## SHORT EXERCISE:
Give back the entire listing verbatim.

## SOURCE DATA:
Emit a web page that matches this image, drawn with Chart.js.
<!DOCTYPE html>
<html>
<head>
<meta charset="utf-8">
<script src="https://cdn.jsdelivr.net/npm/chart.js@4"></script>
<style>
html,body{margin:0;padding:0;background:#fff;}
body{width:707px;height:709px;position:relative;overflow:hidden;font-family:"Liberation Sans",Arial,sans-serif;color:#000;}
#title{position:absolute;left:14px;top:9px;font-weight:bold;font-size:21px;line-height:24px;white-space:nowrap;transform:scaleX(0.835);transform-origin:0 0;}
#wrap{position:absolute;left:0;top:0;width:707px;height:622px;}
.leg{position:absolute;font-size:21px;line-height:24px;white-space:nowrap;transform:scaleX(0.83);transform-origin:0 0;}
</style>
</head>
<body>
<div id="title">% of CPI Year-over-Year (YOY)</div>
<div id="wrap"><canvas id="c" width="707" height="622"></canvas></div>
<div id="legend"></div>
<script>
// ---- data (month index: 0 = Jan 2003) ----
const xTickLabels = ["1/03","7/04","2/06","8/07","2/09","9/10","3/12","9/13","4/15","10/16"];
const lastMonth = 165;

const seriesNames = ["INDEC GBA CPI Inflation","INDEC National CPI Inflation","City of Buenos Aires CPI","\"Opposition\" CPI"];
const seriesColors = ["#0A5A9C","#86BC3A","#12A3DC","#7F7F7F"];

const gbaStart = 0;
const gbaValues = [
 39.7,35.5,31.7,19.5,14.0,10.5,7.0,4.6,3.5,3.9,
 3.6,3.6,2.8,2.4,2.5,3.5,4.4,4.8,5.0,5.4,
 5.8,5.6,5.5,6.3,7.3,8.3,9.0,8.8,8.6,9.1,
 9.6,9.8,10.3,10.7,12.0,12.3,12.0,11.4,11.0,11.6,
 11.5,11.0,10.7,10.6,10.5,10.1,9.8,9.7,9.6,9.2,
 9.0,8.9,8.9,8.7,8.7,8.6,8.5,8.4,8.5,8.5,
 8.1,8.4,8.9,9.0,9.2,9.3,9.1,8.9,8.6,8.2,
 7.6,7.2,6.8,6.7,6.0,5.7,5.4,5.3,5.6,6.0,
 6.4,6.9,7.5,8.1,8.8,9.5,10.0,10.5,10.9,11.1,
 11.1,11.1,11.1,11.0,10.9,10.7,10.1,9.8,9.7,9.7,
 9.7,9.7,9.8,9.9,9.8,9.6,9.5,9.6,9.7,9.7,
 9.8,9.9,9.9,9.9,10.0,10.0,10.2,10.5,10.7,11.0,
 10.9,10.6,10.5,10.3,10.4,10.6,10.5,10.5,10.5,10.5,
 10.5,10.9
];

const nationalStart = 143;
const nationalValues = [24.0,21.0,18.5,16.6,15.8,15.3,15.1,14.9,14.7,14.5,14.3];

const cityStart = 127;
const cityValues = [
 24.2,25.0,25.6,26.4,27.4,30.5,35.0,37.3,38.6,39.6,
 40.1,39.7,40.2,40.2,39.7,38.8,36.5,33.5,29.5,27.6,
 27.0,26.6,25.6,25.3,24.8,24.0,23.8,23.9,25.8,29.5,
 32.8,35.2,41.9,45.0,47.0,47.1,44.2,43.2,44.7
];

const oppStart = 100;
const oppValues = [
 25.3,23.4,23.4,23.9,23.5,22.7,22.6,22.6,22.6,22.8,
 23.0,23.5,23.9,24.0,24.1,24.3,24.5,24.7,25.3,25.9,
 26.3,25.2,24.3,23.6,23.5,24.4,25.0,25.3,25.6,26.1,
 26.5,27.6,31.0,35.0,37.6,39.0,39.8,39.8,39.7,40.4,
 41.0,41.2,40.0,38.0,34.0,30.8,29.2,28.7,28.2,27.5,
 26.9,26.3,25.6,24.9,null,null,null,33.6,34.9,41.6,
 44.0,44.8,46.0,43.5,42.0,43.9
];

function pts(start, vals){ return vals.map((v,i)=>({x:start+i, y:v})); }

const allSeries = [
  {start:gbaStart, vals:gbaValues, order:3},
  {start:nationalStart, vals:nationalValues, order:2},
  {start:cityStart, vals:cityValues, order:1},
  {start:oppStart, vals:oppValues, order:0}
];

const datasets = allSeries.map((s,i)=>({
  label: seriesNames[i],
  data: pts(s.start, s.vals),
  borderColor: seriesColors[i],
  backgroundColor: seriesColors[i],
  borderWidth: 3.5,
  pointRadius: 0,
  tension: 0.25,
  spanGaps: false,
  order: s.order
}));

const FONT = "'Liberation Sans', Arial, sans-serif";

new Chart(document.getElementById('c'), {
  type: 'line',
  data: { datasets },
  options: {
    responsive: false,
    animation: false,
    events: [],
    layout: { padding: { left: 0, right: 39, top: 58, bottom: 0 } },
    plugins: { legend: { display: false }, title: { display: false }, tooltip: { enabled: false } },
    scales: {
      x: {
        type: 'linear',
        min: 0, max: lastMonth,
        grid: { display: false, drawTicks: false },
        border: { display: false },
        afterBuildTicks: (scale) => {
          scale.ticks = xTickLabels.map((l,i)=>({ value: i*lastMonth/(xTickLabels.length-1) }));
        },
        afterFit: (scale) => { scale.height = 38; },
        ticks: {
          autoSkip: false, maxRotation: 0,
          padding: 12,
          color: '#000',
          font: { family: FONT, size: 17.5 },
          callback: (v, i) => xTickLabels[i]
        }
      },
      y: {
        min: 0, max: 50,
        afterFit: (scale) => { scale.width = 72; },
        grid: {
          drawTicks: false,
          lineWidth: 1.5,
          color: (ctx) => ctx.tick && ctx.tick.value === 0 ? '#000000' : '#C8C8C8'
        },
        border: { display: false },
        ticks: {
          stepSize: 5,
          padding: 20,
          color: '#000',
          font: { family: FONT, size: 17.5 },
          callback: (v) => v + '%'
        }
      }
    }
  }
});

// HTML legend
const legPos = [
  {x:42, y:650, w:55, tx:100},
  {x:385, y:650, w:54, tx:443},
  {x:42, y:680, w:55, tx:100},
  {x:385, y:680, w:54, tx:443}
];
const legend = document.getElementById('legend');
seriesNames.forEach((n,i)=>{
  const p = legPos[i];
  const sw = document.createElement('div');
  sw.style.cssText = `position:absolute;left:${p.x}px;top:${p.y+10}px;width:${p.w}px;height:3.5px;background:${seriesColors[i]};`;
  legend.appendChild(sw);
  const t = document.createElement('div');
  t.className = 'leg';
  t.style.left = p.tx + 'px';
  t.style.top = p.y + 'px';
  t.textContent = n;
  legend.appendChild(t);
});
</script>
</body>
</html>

## FINISHED EXERCISE:
Emit a web page that matches this image, drawn with Chart.js.
<!DOCTYPE html>
<html>
<head>
<meta charset="utf-8">
<script src="https://cdn.jsdelivr.net/npm/chart.js@4"></script>
<style>
html,body{margin:0;padding:0;background:#fff;}
body{width:707px;height:709px;position:relative;overflow:hidden;font-family:"Liberation Sans",Arial,sans-serif;color:#000;}
#title{position:absolute;left:14px;top:9px;font-weight:bold;font-size:21px;line-height:24px;white-space:nowrap;transform:scaleX(0.835);transform-origin:0 0;}
#wrap{position:absolute;left:0;top:0;width:707px;height:622px;}
.leg{position:absolute;font-size:21px;line-height:24px;white-space:nowrap;transform:scaleX(0.83);transform-origin:0 0;}
</style>
</head>
<body>
<div id="title">% of CPI Year-over-Year (YOY)</div>
<div id="wrap"><canvas id="c" width="707" height="622"></canvas></div>
<div id="legend"></div>
<script>
// ---- data (month index: 0 = Jan 2003) ----
const xTickLabels = ["1/03","7/04","2/06","8/07","2/09","9/10","3/12","9/13","4/15","10/16"];
const lastMonth = 165;

const seriesNames = ["INDEC GBA CPI Inflation","INDEC National CPI Inflation","City of Buenos Aires CPI","\"Opposition\" CPI"];
const seriesColors = ["#0A5A9C","#86BC3A","#12A3DC","#7F7F7F"];

const gbaStart = 0;
const gbaValues = [
 39.7,35.5,31.7,19.5,14.0,10.5,7.0,4.6,3.5,3.9,
 3.6,3.6,2.8,2.4,2.5,3.5,4.4,4.8,5.0,5.4,
 5.8,5.6,5.5,6.3,7.3,8.3,9.0,8.8,8.6,9.1,
 9.6,9.8,10.3,10.7,12.0,12.3,12.0,11.4,11.0,11.6,
 11.5,11.0,10.7,10.6,10.5,10.1,9.8,9.7,9.6,9.2,
 9.0,8.9,8.9,8.7,8.7,8.6,8.5,8.4,8.5,8.5,
 8.1,8.4,8.9,9.0,9.2,9.3,9.1,8.9,8.6,8.2,
 7.6,7.2,6.8,6.7,6.0,5.7,5.4,5.3,5.6,6.0,
 6.4,6.9,7.5,8.1,8.8,9.5,10.0,10.5,10.9,11.1,
 11.1,11.1,11.1,11.0,10.9,10.7,10.1,9.8,9.7,9.7,
 9.7,9.7,9.8,9.9,9.8,9.6,9.5,9.6,9.7,9.7,
 9.8,9.9,9.9,9.9,10.0,10.0,10.2,10.5,10.7,11.0,
 10.9,10.6,10.5,10.3,10.4,10.6,10.5,10.5,10.5,10.5,
 10.5,10.9
];

const nationalStart = 143;
const nationalValues = [24.0,21.0,18.5,16.6,15.8,15.3,15.1,14.9,14.7,14.5,14.3];

const cityStart = 127;
const cityValues = [
 24.2,25.0,25.6,26.4,27.4,30.5,35.0,37.3,38.6,39.6,
 40.1,39.7,40.2,40.2,39.7,38.8,36.5,33.5,29.5,27.6,
 27.0,26.6,25.6,25.3,24.8,24.0,23.8,23.9,25.8,29.5,
 32.8,35.2,41.9,45.0,47.0,47.1,44.2,43.2,44.7
];

const oppStart = 100;
const oppValues = [
 25.3,23.4,23.4,23.9,23.5,22.7,22.6,22.6,22.6,22.8,
 23.0,23.5,23.9,24.0,24.1,24.3,24.5,24.7,25.3,25.9,
 26.3,25.2,24.3,23.6,23.5,24.4,25.0,25.3,25.6,26.1,
 26.5,27.6,31.0,35.0,37.6,39.0,39.8,39.8,39.7,40.4,
 41.0,41.2,40.0,38.0,34.0,30.8,29.2,28.7,28.2,27.5,
 26.9,26.3,25.6,24.9,null,null,null,33.6,34.9,41.6,
 44.0,44.8,46.0,43.5,42.0,43.9
];

function pts(start, vals){ return vals.map((v,i)=>({x:start+i, y:v})); }

const allSeries = [
  {start:gbaStart, vals:gbaValues, order:3},
  {start:nationalStart, vals:nationalValues, order:2},
  {start:cityStart, vals:cityValues, order:1},
  {start:oppStart, vals:oppValues, order:0}
];

const datasets = allSeries.map((s,i)=>({
  label: seriesNames[i],
  data: pts(s.start, s.vals),
  borderColor: seriesColors[i],
  backgroundColor: seriesColors[i],
  borderWidth: 3.5,
  pointRadius: 0,
  tension: 0.25,
  spanGaps: false,
  order: s.order
}));

const FONT = "'Liberation Sans', Arial, sans-serif";

new Chart(document.getElementById('c'), {
  type: 'line',
  data: { datasets },
  options: {
    responsive: false,
    animation: false,
    events: [],
    layout: { padding: { left: 0, right: 39, top: 58, bottom: 0 } },
    plugins: { legend: { display: false }, title: { display: false }, tooltip: { enabled: false } },
    scales: {
      x: {
        type: 'linear',
        min: 0, max: lastMonth,
        grid: { display: false, drawTicks: false },
        border: { display: false },
        afterBuildTicks: (scale) => {
          scale.ticks = xTickLabels.map((l,i)=>({ value: i*lastMonth/(xTickLabels.length-1) }));
        },
        afterFit: (scale) => { scale.height = 38; },
        ticks: {
          autoSkip: false, maxRotation: 0,
          padding: 12,
          color: '#000',
          font: { family: FONT, size: 17.5 },
          callback: (v, i) => xTickLabels[i]
        }
      },
      y: {
        min: 0, max: 50,
        afterFit: (scale) => { scale.width = 72; },
        grid: {
          drawTicks: false,
          lineWidth: 1.5,
          color: (ctx) => ctx.tick && ctx.tick.value === 0 ? '#000000' : '#C8C8C8'
        },
        border: { display: false },
        ticks: {
          stepSize: 5,
          padding: 20,
          color: '#000',
          font: { family: FONT, size: 17.5 },
          callback: (v) => v + '%'
        }
      }
    }
  }
});

// HTML legend
const legPos = [
  {x:42, y:650, w:55, tx:100},
  {x:385, y:650, w:54, tx:443},
  {x:42, y:680, w:55, tx:100},
  {x:385, y:680, w:54, tx:443}
];
const legend = document.getElementById('legend');
seriesNames.forEach((n,i)=>{
  const p = legPos[i];
  const sw = document.createElement('div');
  sw.style.cssText = `position:absolute;left:${p.x}px;top:${p.y+10}px;width:${p.w}px;height:3.5px;background:${seriesColors[i]};`;
  legend.appendChild(sw);
  const t = document.createElement('div');
  t.className = 'leg';
  t.style.left = p.tx + 'px';
  t.style.top = p.y + 'px';
  t.textContent = n;
  legend.appendChild(t);
});
</script>
</body>
</html>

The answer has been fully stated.